§ **Raw data**:
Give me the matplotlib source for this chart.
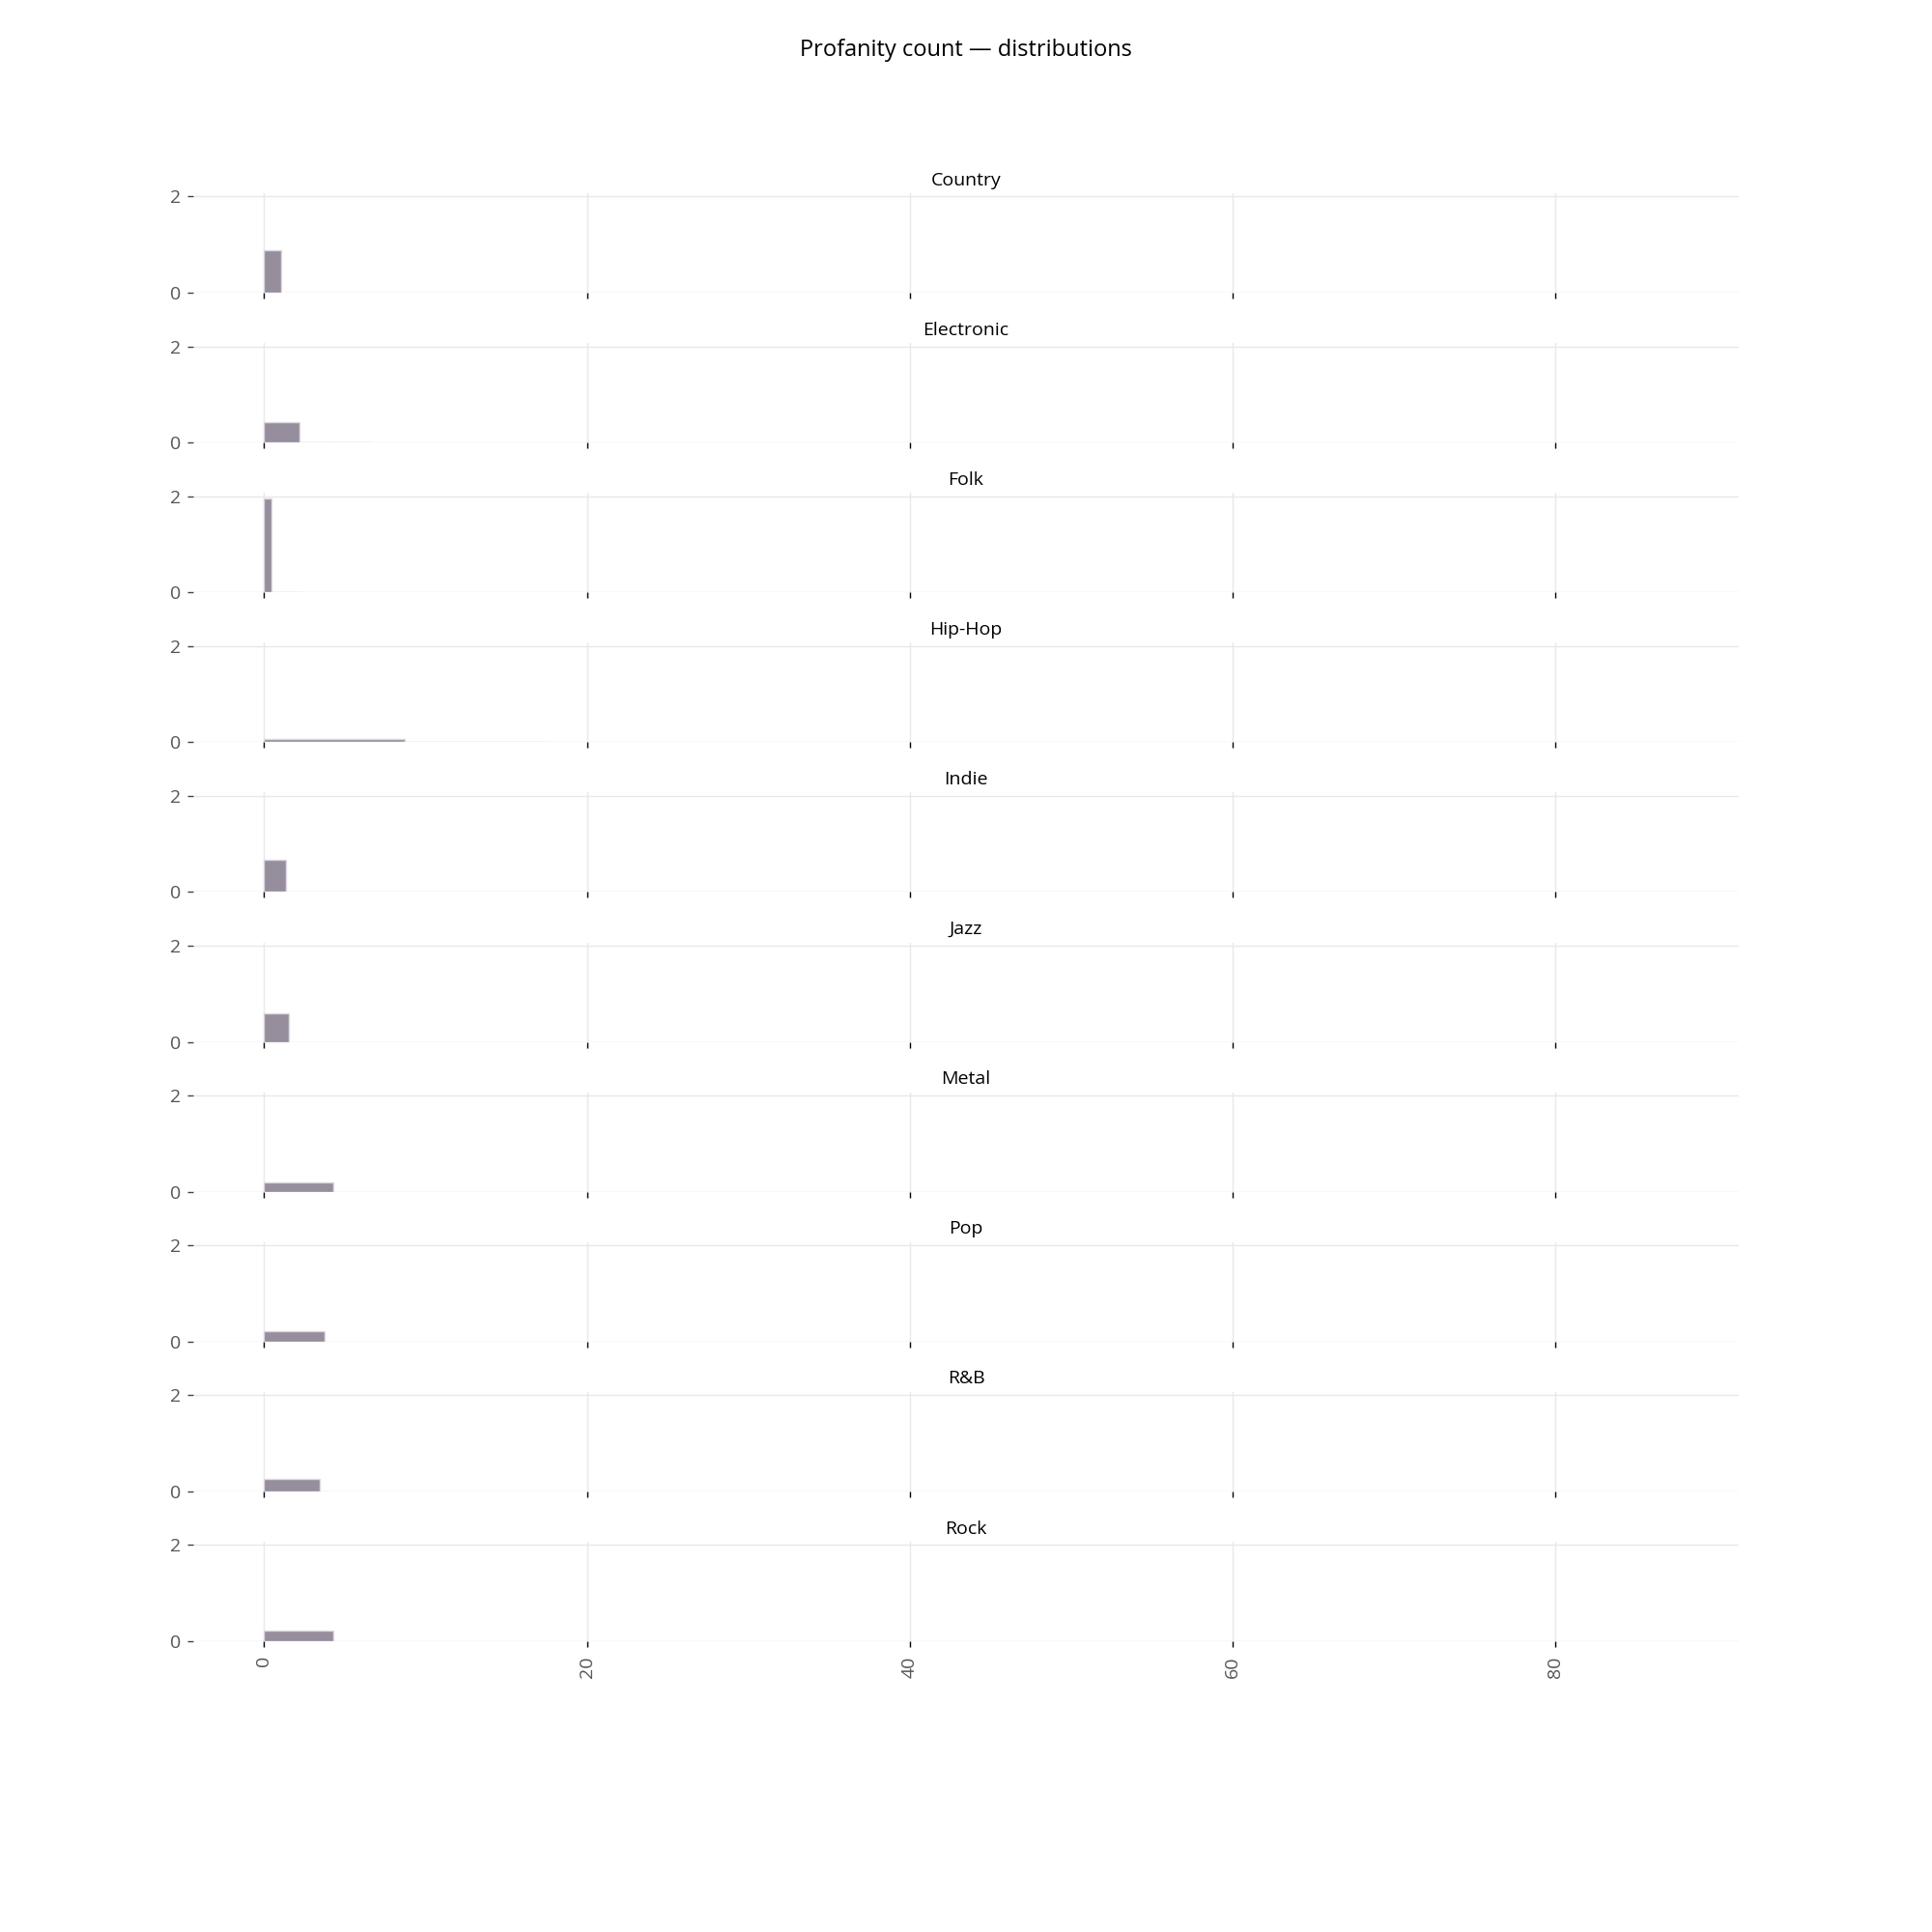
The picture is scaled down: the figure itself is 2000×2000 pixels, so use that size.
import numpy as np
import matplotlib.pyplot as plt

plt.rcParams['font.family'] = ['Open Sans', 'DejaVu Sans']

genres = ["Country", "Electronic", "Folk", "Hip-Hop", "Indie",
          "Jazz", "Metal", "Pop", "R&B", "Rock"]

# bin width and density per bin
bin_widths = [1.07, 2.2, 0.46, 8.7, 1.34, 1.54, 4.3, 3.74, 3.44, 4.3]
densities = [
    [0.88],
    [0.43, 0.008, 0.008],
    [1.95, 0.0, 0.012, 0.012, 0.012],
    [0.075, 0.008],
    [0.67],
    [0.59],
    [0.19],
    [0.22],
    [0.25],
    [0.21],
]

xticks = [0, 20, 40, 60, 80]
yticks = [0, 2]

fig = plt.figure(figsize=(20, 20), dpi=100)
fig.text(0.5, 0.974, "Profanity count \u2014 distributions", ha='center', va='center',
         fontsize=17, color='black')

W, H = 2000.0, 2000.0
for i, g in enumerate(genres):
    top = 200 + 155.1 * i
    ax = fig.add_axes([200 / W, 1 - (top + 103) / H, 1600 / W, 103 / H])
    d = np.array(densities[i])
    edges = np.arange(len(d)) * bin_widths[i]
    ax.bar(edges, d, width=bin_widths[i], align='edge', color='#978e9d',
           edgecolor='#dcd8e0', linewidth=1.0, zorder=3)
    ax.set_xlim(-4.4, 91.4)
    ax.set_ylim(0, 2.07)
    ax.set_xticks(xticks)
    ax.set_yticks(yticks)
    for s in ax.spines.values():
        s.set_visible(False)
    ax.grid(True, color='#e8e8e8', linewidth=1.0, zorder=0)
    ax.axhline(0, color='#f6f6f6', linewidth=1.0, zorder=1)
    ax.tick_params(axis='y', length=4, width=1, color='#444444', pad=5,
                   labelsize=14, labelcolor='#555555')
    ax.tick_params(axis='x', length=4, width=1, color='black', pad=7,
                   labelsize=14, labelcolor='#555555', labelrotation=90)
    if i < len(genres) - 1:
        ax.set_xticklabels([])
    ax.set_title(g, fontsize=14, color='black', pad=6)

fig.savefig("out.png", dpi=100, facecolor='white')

§ **Short exercise**: Extract exactly and only the lines above from the line containing "The picture is" through the line containing "fontsize=17, color='black')", both end lines included.

§ **Task solution**:
The picture is scaled down: the figure itself is 2000×2000 pixels, so use that size.
import numpy as np
import matplotlib.pyplot as plt

plt.rcParams['font.family'] = ['Open Sans', 'DejaVu Sans']

genres = ["Country", "Electronic", "Folk", "Hip-Hop", "Indie",
          "Jazz", "Metal", "Pop", "R&B", "Rock"]

# bin width and density per bin
bin_widths = [1.07, 2.2, 0.46, 8.7, 1.34, 1.54, 4.3, 3.74, 3.44, 4.3]
densities = [
    [0.88],
    [0.43, 0.008, 0.008],
    [1.95, 0.0, 0.012, 0.012, 0.012],
    [0.075, 0.008],
    [0.67],
    [0.59],
    [0.19],
    [0.22],
    [0.25],
    [0.21],
]

xticks = [0, 20, 40, 60, 80]
yticks = [0, 2]

fig = plt.figure(figsize=(20, 20), dpi=100)
fig.text(0.5, 0.974, "Profanity count \u2014 distributions", ha='center', va='center',
         fontsize=17, color='black')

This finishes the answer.